▶ What the task requires: Copy exactly the lines that run from the top of the listing to the line containing "ctx.fillText(String(yLabel), a.left +", both ends included, and omit the pictures.
BEGIN Stored data
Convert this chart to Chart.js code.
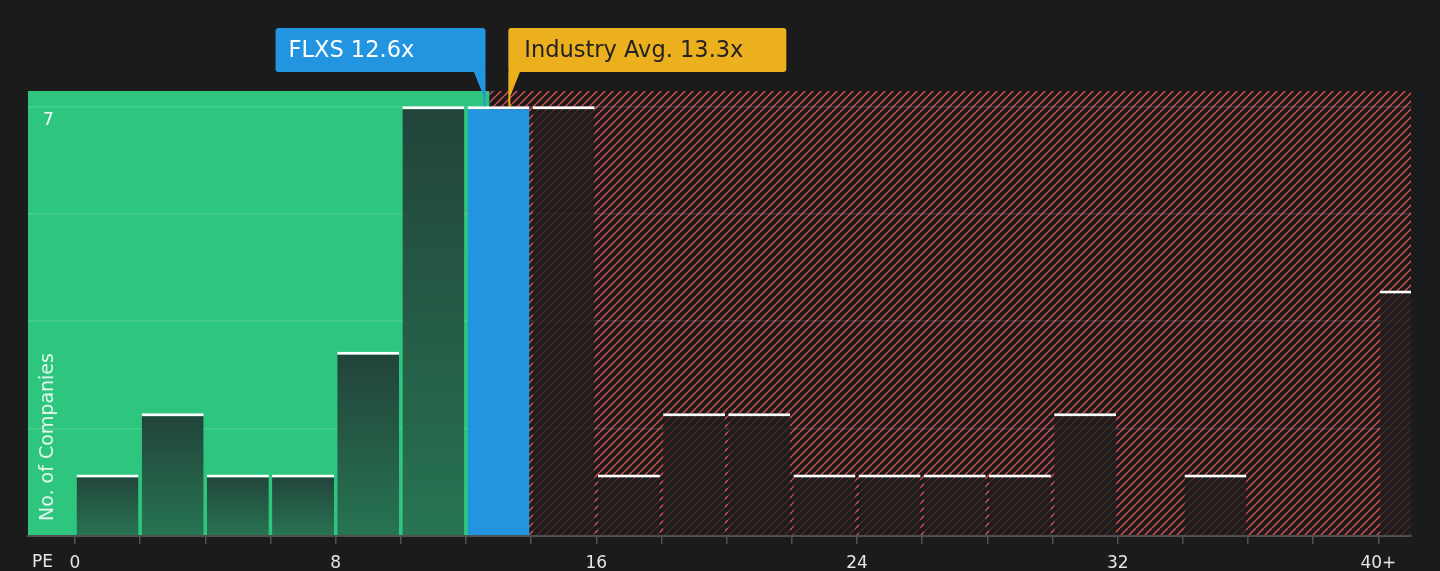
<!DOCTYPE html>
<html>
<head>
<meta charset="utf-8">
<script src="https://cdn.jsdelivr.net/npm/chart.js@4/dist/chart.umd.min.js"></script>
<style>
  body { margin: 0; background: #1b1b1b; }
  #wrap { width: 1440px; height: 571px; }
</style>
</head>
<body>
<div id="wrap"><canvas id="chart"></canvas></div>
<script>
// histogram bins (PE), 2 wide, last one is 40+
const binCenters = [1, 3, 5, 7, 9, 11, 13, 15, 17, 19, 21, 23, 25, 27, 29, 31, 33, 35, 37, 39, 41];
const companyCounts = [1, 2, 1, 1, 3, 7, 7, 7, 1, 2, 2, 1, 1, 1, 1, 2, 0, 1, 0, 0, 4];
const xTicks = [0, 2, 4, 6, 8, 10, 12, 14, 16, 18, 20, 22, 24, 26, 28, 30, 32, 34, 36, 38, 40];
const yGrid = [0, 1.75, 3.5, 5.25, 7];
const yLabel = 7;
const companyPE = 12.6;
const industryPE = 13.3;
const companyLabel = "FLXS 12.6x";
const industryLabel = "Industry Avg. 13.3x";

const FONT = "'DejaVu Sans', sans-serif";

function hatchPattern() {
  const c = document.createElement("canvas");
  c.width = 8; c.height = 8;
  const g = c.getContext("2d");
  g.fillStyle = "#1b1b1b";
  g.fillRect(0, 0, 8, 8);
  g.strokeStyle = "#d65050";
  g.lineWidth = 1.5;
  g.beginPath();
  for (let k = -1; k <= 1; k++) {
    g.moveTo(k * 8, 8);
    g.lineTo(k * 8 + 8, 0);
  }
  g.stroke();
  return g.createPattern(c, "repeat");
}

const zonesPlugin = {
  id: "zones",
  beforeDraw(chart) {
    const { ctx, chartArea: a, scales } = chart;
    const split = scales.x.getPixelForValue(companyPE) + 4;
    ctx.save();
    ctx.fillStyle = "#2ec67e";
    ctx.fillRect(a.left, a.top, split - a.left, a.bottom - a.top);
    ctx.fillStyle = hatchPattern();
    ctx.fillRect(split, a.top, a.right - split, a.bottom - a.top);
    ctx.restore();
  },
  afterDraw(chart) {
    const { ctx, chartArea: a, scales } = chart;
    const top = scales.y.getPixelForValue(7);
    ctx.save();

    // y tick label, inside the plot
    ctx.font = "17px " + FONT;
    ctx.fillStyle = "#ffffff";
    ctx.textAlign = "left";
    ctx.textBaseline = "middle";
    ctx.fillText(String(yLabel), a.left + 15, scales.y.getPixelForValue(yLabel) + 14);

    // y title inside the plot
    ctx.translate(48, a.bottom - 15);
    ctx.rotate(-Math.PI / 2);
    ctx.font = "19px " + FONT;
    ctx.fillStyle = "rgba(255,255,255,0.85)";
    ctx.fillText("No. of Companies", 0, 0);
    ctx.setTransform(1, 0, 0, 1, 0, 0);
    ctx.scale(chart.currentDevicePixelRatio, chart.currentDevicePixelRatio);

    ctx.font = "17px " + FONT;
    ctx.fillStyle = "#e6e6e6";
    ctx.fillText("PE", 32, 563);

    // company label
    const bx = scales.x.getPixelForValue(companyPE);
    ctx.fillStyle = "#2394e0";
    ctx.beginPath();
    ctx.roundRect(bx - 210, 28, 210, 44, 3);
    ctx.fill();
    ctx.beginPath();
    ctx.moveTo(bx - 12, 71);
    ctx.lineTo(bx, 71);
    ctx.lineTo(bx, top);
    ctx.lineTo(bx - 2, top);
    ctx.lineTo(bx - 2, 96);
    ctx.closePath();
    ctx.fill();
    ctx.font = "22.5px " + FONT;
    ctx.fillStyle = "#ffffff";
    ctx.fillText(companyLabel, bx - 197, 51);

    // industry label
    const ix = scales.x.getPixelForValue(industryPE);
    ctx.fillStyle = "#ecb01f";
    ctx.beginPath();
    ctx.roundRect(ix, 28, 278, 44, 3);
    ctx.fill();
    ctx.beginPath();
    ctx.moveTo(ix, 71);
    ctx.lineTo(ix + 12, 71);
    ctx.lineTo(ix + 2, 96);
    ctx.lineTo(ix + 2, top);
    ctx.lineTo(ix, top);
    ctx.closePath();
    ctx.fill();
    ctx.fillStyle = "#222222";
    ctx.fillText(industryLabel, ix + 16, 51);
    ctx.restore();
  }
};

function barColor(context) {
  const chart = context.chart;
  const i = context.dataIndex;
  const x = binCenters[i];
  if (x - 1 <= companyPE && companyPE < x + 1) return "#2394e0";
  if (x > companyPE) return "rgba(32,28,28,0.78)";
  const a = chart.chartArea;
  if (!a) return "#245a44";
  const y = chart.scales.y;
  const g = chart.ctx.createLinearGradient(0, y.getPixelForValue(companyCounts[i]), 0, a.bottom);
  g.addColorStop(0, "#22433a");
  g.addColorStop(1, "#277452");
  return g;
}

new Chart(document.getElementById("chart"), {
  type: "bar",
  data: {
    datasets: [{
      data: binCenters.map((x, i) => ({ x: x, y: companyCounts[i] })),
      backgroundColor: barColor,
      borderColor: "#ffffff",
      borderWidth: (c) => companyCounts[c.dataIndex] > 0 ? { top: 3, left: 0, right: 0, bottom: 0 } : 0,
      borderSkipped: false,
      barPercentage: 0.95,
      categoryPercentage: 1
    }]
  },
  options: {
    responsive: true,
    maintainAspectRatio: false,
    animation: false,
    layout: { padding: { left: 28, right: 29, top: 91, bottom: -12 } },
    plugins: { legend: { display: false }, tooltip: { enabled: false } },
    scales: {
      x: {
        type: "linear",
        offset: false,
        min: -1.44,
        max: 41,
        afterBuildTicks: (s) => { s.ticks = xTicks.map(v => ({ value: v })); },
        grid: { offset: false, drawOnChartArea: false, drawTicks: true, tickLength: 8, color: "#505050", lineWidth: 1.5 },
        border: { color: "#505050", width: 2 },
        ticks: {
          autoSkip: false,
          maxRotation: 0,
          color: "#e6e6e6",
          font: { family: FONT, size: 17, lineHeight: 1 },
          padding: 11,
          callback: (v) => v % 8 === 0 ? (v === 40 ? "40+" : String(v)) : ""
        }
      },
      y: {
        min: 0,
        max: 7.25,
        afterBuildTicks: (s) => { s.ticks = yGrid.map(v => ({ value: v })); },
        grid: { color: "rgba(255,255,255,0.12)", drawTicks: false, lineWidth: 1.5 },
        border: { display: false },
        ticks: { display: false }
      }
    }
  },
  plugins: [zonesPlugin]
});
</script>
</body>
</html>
END Stored data
▶ Answer to the task:
Convert this chart to Chart.js code.
<!DOCTYPE html>
<html>
<head>
<meta charset="utf-8">
<script src="https://cdn.jsdelivr.net/npm/chart.js@4/dist/chart.umd.min.js"></script>
<style>
  body { margin: 0; background: #1b1b1b; }
  #wrap { width: 1440px; height: 571px; }
</style>
</head>
<body>
<div id="wrap"><canvas id="chart"></canvas></div>
<script>
// histogram bins (PE), 2 wide, last one is 40+
const binCenters = [1, 3, 5, 7, 9, 11, 13, 15, 17, 19, 21, 23, 25, 27, 29, 31, 33, 35, 37, 39, 41];
const companyCounts = [1, 2, 1, 1, 3, 7, 7, 7, 1, 2, 2, 1, 1, 1, 1, 2, 0, 1, 0, 0, 4];
const xTicks = [0, 2, 4, 6, 8, 10, 12, 14, 16, 18, 20, 22, 24, 26, 28, 30, 32, 34, 36, 38, 40];
const yGrid = [0, 1.75, 3.5, 5.25, 7];
const yLabel = 7;
const companyPE = 12.6;
const industryPE = 13.3;
const companyLabel = "FLXS 12.6x";
const industryLabel = "Industry Avg. 13.3x";

const FONT = "'DejaVu Sans', sans-serif";

function hatchPattern() {
  const c = document.createElement("canvas");
  c.width = 8; c.height = 8;
  const g = c.getContext("2d");
  g.fillStyle = "#1b1b1b";
  g.fillRect(0, 0, 8, 8);
  g.strokeStyle = "#d65050";
  g.lineWidth = 1.5;
  g.beginPath();
  for (let k = -1; k <= 1; k++) {
    g.moveTo(k * 8, 8);
    g.lineTo(k * 8 + 8, 0);
  }
  g.stroke();
  return g.createPattern(c, "repeat");
}

const zonesPlugin = {
  id: "zones",
  beforeDraw(chart) {
    const { ctx, chartArea: a, scales } = chart;
    const split = scales.x.getPixelForValue(companyPE) + 4;
    ctx.save();
    ctx.fillStyle = "#2ec67e";
    ctx.fillRect(a.left, a.top, split - a.left, a.bottom - a.top);
    ctx.fillStyle = hatchPattern();
    ctx.fillRect(split, a.top, a.right - split, a.bottom - a.top);
    ctx.restore();
  },
  afterDraw(chart) {
    const { ctx, chartArea: a, scales } = chart;
    const top = scales.y.getPixelForValue(7);
    ctx.save();

    // y tick label, inside the plot
    ctx.font = "17px " + FONT;
    ctx.fillStyle = "#ffffff";
    ctx.textAlign = "left";
    ctx.textBaseline = "middle";
    ctx.fillText(String(yLabel), a.left + 15, scales.y.getPixelForValue(yLabel) + 14);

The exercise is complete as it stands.